I can't believe somebody resurrected this old thing!

But now i'm wondering: Where's Golden, Gil, and Rolly? I miss you guys! I was gone for months and months, and now I come back and all the old familiar names are gone. I came back to the fold, you guys can too!
 
I'm 22. If I could get a nice looking woman in their early 30's,(or maybe even 40's) SO BE IT!!!!!! NO PROBLEM!!!!!!
 
Eve_of_destruction said:
I can't believe somebody resurrected this old thing!

But now i'm wondering: Where's Golden, Gil, and Rolly? I miss you guys! I was gone for months and months, and now I come back and all the old familiar names are gone. I came back to the fold, you guys can too!

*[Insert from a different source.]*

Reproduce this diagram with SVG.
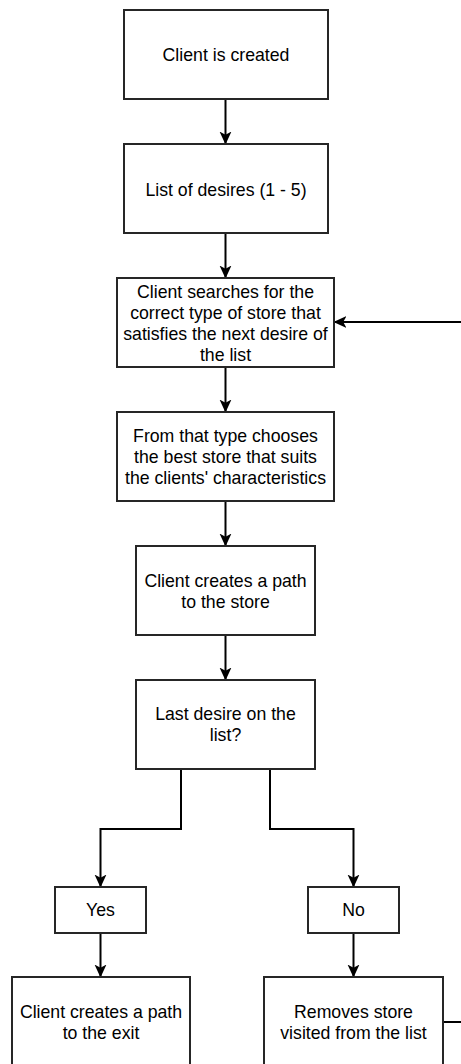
<svg xmlns="http://www.w3.org/2000/svg" width="461" height="1064" viewBox="0 0 461 1064">
<style>
.box{fill:#fff;stroke:#262626;stroke-width:2}
.t{font-family:"Liberation Sans",Arial,sans-serif;font-size:17.7px;fill:#000;text-anchor:middle}
.c{fill:none;stroke:#000;stroke-width:2}
</style>
<defs>
<marker id="ah" markerUnits="userSpaceOnUse" markerWidth="13" markerHeight="13" viewBox="0 0 12 12" refX="11.5" refY="6" orient="auto">
<path d="M0,0.5 L12,6 L0,11.5 L3,6 Z" fill="#000"/>
</marker>
</defs>
<rect width="461" height="1064" fill="#fff"/>
<g id="connectors">
<path class="c" d="M225.5,99 V144" marker-end="url(#ah)"/>
<path class="c" d="M225.5,233 V278" marker-end="url(#ah)"/>
<path class="c" d="M225.5,367 V412" marker-end="url(#ah)"/>
<path class="c" d="M225.5,501 V546" marker-end="url(#ah)"/>
<path class="c" d="M225.5,635 V680" marker-end="url(#ah)"/>
<path class="c" d="M181,769 V829 H100.5 V887" marker-end="url(#ah)"/>
<path class="c" d="M270,769 V829 H353.5 V887" marker-end="url(#ah)"/>
<path class="c" d="M100.5,933 V977" marker-end="url(#ah)"/>
<path class="c" d="M353.5,933 V977" marker-end="url(#ah)"/>
<path class="c" d="M443,1022 H478 V322 H334" marker-end="url(#ah)"/>
</g>
<g id="n1"><rect class="box" x="124" y="10" width="204" height="89"/><text class="t" x="226" y="61">Client is created</text></g>
<g id="n2"><rect class="box" x="124" y="144" width="204" height="89"/><text class="t" x="226" y="196">List of desires (1 - 5)</text></g>
<g id="n3"><rect class="box" x="117" y="278" width="217" height="89"/>
<text class="t" x="225.5"><tspan x="225.5" y="297.5">Client searches for the</tspan><tspan x="225.5" y="318.5">correct type of store that</tspan><tspan x="225.5" y="339.5">satisfies the next desire of</tspan><tspan x="225.5" y="360.5">the list</tspan></text></g>
<g id="n4"><rect class="box" x="117" y="412" width="217" height="89"/>
<text class="t" x="225.5"><tspan x="225.5" y="442">From that type chooses</tspan><tspan x="225.5" y="463">the best store that suits</tspan><tspan x="225.5" y="484">the clients' characteristics</tspan></text></g>
<g id="n5"><rect class="box" x="136" y="546" width="179" height="89"/>
<text class="t" x="225.5"><tspan x="225.5" y="587">Client creates a path</tspan><tspan x="225.5" y="608">to the store</tspan></text></g>
<g id="n6"><rect class="box" x="136" y="680" width="179" height="89"/>
<text class="t" x="225.5"><tspan x="225.5" y="720">Last desire on the</tspan><tspan x="225.5" y="741">list?</tspan></text></g>
<g id="yes"><rect class="box" x="55" y="887" width="91" height="46"/><text class="t" x="100.5" y="916">Yes</text></g>
<g id="no"><rect class="box" x="308" y="887" width="91" height="46"/><text class="t" x="353.5" y="916">No</text></g>
<g id="exit"><rect class="box" x="12" y="977" width="178" height="92"/>
<text class="t" x="101"><tspan x="101" y="1018">Client creates a path</tspan><tspan x="101" y="1039">to the exit</tspan></text></g>
<g id="remove"><rect class="box" x="264" y="977" width="179" height="92"/>
<text class="t" x="353.5"><tspan x="353.5" y="1018">Removes store</tspan><tspan x="353.5" y="1039">visited from the list</tspan></text></g>
</svg>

Rolly went back to Hawaii last winter (november or so.) She said she was not going to be back on the web for about 18 months, so that wwould make it April or May 2002 before she's expected back here -- if she even remembers where we are.

Golden still drops in every month or so, but I haven't seen anything from Gil in ages.
 
I'm going to quit using Google, I think I'll have much better luck with WH.

Is there ANYTHING you don't know, Harold?!!
 
Eve_of_destruction said:
I'm going to quit using Google, I think I'll have much better luck with WH.

Is there ANYTHING you don't know, Harold?!!

There are lots of things I don't know, but very few things I don't have an opinion about.
 
Some things are better left buried.

I think someone on this board is really bored or something. To bring up this and the K9 subject is just too odd. If you are looking to start discord for your own putrid amusement you are going to be dissapointed. You are boring beyound belief:rolleyes:
 
Lazer

I disagree with your opinion about resurrecting this thread. I enjoyed reading the opinions in this one and actually have some experience with dating younger men.

My best friend dated a 17 year old boy when she was 27. Turned out that she later learned he was a virgin at the time... I knew that the relationship wasn't going to last and felt that since he absolutely worshipped her that she was doing him more of a disfavor than a favor. I was of the opinion that he would spend the rest of his life looking for that type of woman/sex.
 
You are entitled to your opinion as I am to mine. I just look at the timing of this have a good idea what the real intent was behind it. Your friend was right in observing the letter of the law. I am sure the kid's mother is thankful to her.
 
Hey, im 19 and have beenwith 3 older women 2 in there 40's and one mid 30's
m still involved with one of the 40yr olds we get together 2-3 times week
its amazing older women are som much better!

Lancslad19@lliterotica.org
 
Re: Some things are better left buried.

*Lazer* said:
I think someone on this board is really bored or something. To bring up this and the K9 subject is just too odd. If you are looking to start discord for your own putrid amusement you are going to be dissapointed. You are boring beyound belief:rolleyes:


Lazer just what is your problem with this thread? This is a great topic and was posted before you registered on this web site.